• Given request: Copy exactly, and only, the lines between the start of the entries below and the line containing "y_ticks = [1, 2, 3, 4, 5, 6, 7]", both inclusive. Omit pictures.

── Data supplied

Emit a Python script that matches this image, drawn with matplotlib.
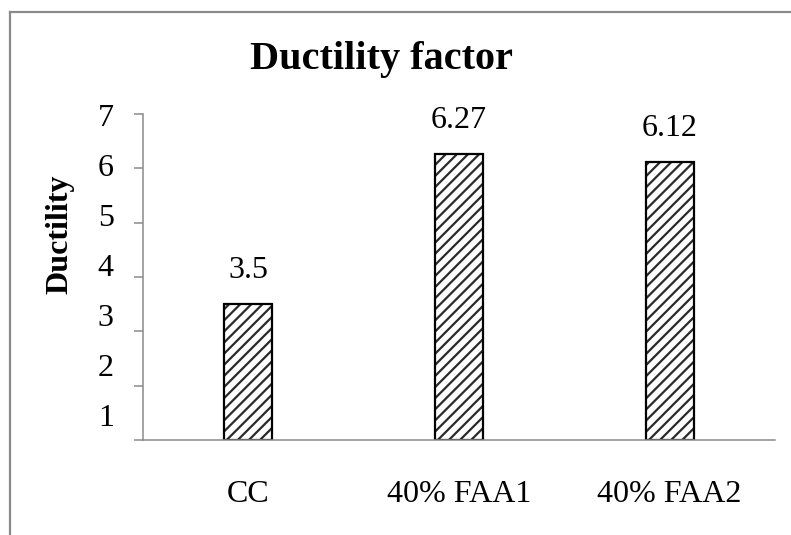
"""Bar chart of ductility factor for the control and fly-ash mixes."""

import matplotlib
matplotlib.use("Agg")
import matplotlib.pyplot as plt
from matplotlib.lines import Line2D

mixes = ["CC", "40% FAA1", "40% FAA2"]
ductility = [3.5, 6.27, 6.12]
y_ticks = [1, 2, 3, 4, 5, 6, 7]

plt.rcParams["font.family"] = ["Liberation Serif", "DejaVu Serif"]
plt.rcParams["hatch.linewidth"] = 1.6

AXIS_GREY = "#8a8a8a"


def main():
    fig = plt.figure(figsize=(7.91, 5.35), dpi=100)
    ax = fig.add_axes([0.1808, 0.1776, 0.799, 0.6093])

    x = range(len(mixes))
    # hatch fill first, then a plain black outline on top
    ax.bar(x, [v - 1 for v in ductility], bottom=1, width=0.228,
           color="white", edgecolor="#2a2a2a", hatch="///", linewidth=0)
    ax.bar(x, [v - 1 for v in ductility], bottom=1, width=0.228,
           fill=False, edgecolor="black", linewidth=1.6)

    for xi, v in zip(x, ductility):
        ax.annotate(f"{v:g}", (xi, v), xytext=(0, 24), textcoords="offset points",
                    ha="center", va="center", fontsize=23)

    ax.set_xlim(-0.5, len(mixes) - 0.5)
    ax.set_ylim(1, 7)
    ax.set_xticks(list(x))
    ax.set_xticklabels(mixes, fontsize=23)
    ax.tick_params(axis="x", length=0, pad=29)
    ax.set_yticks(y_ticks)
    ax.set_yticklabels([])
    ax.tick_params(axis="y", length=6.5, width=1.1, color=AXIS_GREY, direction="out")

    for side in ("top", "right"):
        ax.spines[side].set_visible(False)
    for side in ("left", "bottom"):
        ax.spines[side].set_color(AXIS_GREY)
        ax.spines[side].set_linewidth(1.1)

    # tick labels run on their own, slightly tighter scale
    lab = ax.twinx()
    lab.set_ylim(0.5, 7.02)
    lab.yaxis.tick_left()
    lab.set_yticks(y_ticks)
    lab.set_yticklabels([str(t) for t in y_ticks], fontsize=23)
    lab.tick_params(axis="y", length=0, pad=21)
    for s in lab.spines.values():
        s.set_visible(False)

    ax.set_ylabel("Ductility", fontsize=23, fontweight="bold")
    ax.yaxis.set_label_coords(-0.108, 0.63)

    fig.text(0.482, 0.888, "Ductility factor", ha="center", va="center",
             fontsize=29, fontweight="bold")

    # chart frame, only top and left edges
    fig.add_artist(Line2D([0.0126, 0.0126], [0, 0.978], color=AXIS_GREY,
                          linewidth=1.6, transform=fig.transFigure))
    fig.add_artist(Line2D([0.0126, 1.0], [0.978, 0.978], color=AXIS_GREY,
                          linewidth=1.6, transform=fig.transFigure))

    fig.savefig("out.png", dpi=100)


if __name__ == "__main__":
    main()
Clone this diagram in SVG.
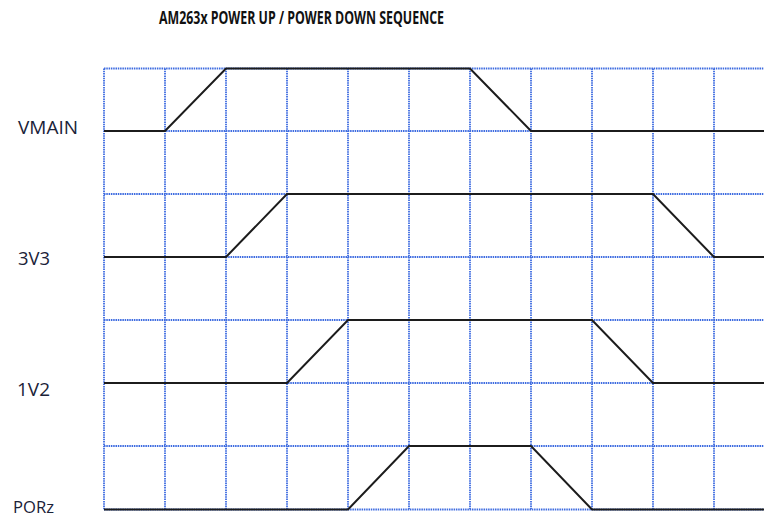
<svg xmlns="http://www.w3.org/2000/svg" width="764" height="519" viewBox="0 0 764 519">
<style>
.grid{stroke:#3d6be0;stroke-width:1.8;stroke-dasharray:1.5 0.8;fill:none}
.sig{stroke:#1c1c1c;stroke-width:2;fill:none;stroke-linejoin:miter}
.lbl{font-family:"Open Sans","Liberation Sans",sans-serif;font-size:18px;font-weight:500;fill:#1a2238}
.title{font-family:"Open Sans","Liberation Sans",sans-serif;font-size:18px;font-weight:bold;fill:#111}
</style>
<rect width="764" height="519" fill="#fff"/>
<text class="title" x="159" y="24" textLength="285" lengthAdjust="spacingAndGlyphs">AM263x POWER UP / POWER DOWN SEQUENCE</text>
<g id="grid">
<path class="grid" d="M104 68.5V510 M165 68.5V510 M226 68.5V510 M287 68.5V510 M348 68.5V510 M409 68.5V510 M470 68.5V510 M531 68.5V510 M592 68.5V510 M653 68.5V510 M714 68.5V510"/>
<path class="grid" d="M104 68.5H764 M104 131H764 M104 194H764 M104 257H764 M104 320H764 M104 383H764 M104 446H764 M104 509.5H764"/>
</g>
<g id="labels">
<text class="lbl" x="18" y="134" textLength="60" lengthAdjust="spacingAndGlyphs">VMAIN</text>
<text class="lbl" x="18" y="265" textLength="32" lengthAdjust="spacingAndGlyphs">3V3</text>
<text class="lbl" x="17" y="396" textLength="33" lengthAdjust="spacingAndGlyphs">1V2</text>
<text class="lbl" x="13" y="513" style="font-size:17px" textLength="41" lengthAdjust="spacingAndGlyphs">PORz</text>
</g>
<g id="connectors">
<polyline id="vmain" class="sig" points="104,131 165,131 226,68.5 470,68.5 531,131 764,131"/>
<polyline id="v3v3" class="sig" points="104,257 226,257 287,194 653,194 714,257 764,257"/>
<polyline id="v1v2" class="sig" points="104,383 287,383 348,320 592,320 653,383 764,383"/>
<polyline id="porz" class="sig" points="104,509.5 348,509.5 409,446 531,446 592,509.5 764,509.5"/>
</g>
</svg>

────

• The result:
Emit a Python script that matches this image, drawn with matplotlib.
"""Bar chart of ductility factor for the control and fly-ash mixes."""

import matplotlib
matplotlib.use("Agg")
import matplotlib.pyplot as plt
from matplotlib.lines import Line2D

mixes = ["CC", "40% FAA1", "40% FAA2"]
ductility = [3.5, 6.27, 6.12]
y_ticks = [1, 2, 3, 4, 5, 6, 7]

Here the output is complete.